AP Photo/Eric Gay, File

The COVID-19 pandemic is straining Hawaii's hospitals. It's not just a question of capacity, it's also a matter of finances.

 

The Healthcare Association of Hawaii is the nonprofit trade organization for facilities ranging from small senior care homes to the state’s largest hospital systems. It says that by the end of this year, the COVID-19 pandemic will leave Hawaii’s hospitals with $580 million in losses.

Hilton Raethel, executive director of the Healthcare Association of Hawaii, says the half-billion-dollar problem comes from both lost revenues and increased costs.

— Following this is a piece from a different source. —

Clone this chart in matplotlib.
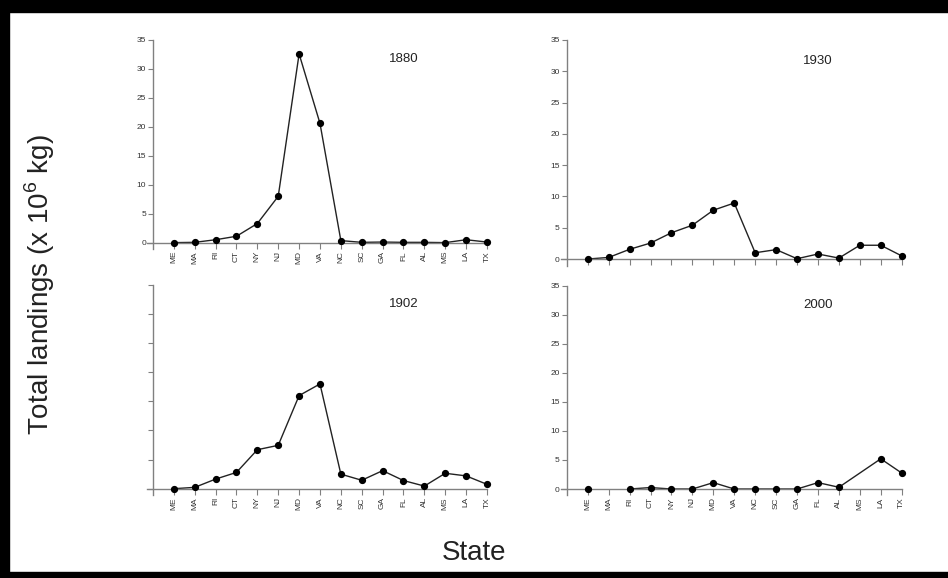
import numpy as np
import matplotlib
matplotlib.use('Agg')
import matplotlib.pyplot as plt
from matplotlib.patches import Rectangle

plt.rcParams['font.family'] = ['Liberation Sans', 'DejaVu Sans']
plt.rcParams['mathtext.fontset'] = 'custom'
plt.rcParams['mathtext.rm'] = 'Liberation Sans'

states = ['ME', 'MA', 'RI', 'CT', 'NY', 'NJ', 'MD', 'VA',
          'NC', 'SC', 'GA', 'FL', 'AL', 'MS', 'LA', 'TX']

# landings, millions of kg
y1880 = [0, 0.05, 0.5, 1.1, 3.3, 8.0, 32.6, 20.6, 0.35, 0.05, 0.1, 0.05, 0.05, 0, 0.5, 0.1]
y1930 = [0, 0.25, 1.55, 2.55, 4.2, 5.4, 7.8, 8.95, 1.0, 1.5, 0.05, 0.8, 0.15, 2.2, 2.2, 0.5]
y1902 = [0, 0.23, 1.65, 2.8, 6.7, 7.45, 16.0, 18.0, 2.5, 1.45, 3.1, 1.4, 0.45, 2.65, 2.2, 0.75]
y2000 = [0, np.nan, 0, 0.25, 0, 0, 1.1, 0, 0, 0, 0, 1.1, 0.3, np.nan, 5.2, 2.75]

W, H = 948, 578
fig = plt.figure(figsize=(W / 100, H / 100), dpi=100)

def px_box(x0, x1, ytop, ybot):
    return [x0 / W, 1 - ybot / H, (x1 - x0) / W, (ybot - ytop) / H]

panels = [
    ('1880', y1880, px_box(146.7, 487, 40, 249), True, True),
    ('1930', y1930, px_box(560.5, 901.7, 40, 265.9), False, True),
    ('1902', y1902, px_box(146.7, 487, 285, 495.1), True, False),
    ('2000', y2000, px_box(560.5, 901.7, 285.7, 495.4), True, True),
]

x = np.arange(len(states))
axcol = '#808080'
for year, vals, box, xlab, ylab in panels:
    ax = fig.add_axes(box)
    vals = np.array(vals, dtype=float)
    ok = ~np.isnan(vals)
    if year == '2000':
        # ME stands alone (MA missing), the rest is joined
        line = ok & (x >= 2)
        ax.plot(x[line], vals[line], color='#222222', lw=1.0, clip_on=False)
    else:
        ax.plot(x, vals, color='#222222', lw=1.0, clip_on=False)
    ax.plot(x[ok], vals[ok], 'o', color='black', ms=4.2, clip_on=False, zorder=3)

    ax.set_xlim(-1.3, 15)
    ax.set_ylim(-1.1, 35)
    ax.spines['top'].set_visible(False)
    ax.spines['right'].set_visible(False)
    ax.spines['bottom'].set_position(('data', 0))
    ax.spines['left'].set_position(('data', -1.0))
    for s in ('bottom', 'left'):
        ax.spines[s].set_color(axcol)
        ax.spines[s].set_linewidth(1.0)
    ax.set_xticks(x)
    ax.set_xticklabels(states if xlab else [], rotation=90)
    ax.set_yticks(np.arange(0, 36, 5))
    if not ylab:
        ax.set_yticklabels([])
    ax.tick_params(axis='x', direction='out', length=4, width=0.8, color=axcol,
                   labelsize=6, labelcolor='#333333', pad=2)
    ax.tick_params(axis='y', direction='out', length=3.5, width=0.8, color=axcol,
                   labelsize=6, labelcolor='#333333', pad=1.5)
    ax.patch.set_visible(False)
    ax.text(11, 31.7, year, ha='center', va='center', fontsize=9.5, color='#222222')

fig.text(40 / W, 1 - 285 / H, r'Total landings (x 10$^6$ kg)', rotation=90,
         ha='center', va='center', fontsize=20, color='#222222')
fig.text(474 / W, 1 - 553 / H, 'State', ha='center', va='center',
         fontsize=20, color='#222222')

# black frame on top, left and bottom edges
for rect in [(0, 1 - 12 / H, 1, 12 / H), (0, 0, 9 / W, 1), (0, 0, 1, 6 / H)]:
    fig.patches.append(Rectangle(rect[:2], rect[2], rect[3], transform=fig.transFigure,
                                 color='black', zorder=10))

fig.savefig('out.png', dpi=100)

On the revenue side, hospitals delayed elective procedures to prepare for a possible wave of COVID-19 patients. They’ve since resumed regular operations, but potential patients, now anxious about possibly catching the virus in healthcare settings, continue to postpone their own care.

On the cost side, expenses are up, for both everyday items and due to the expense of caring for suspected or confirmed COVID patients. Raethel tells PBN that hospitals are using personal protective equipment at 5 to 10 times the usual amount. And the price of PPE has soared: the pre-pandemic price for a single N95 mask was about $1 to $1.50 each. The price peaked this year at $6 per mask and has since settled down to between $4 and $4.50 per mask.

The CARES Act included money to help hospitals nationwide with both problems: lost revenue and COVID care. However, Hawaii’s hospitals combined received about $156 million, covering only about 27% of their losses. And this is just for 2020, hospitals are bracing for the conditions driving these losses to persist into next year.

A. Kam Napier is the editor-in-chief of Pacific Business News.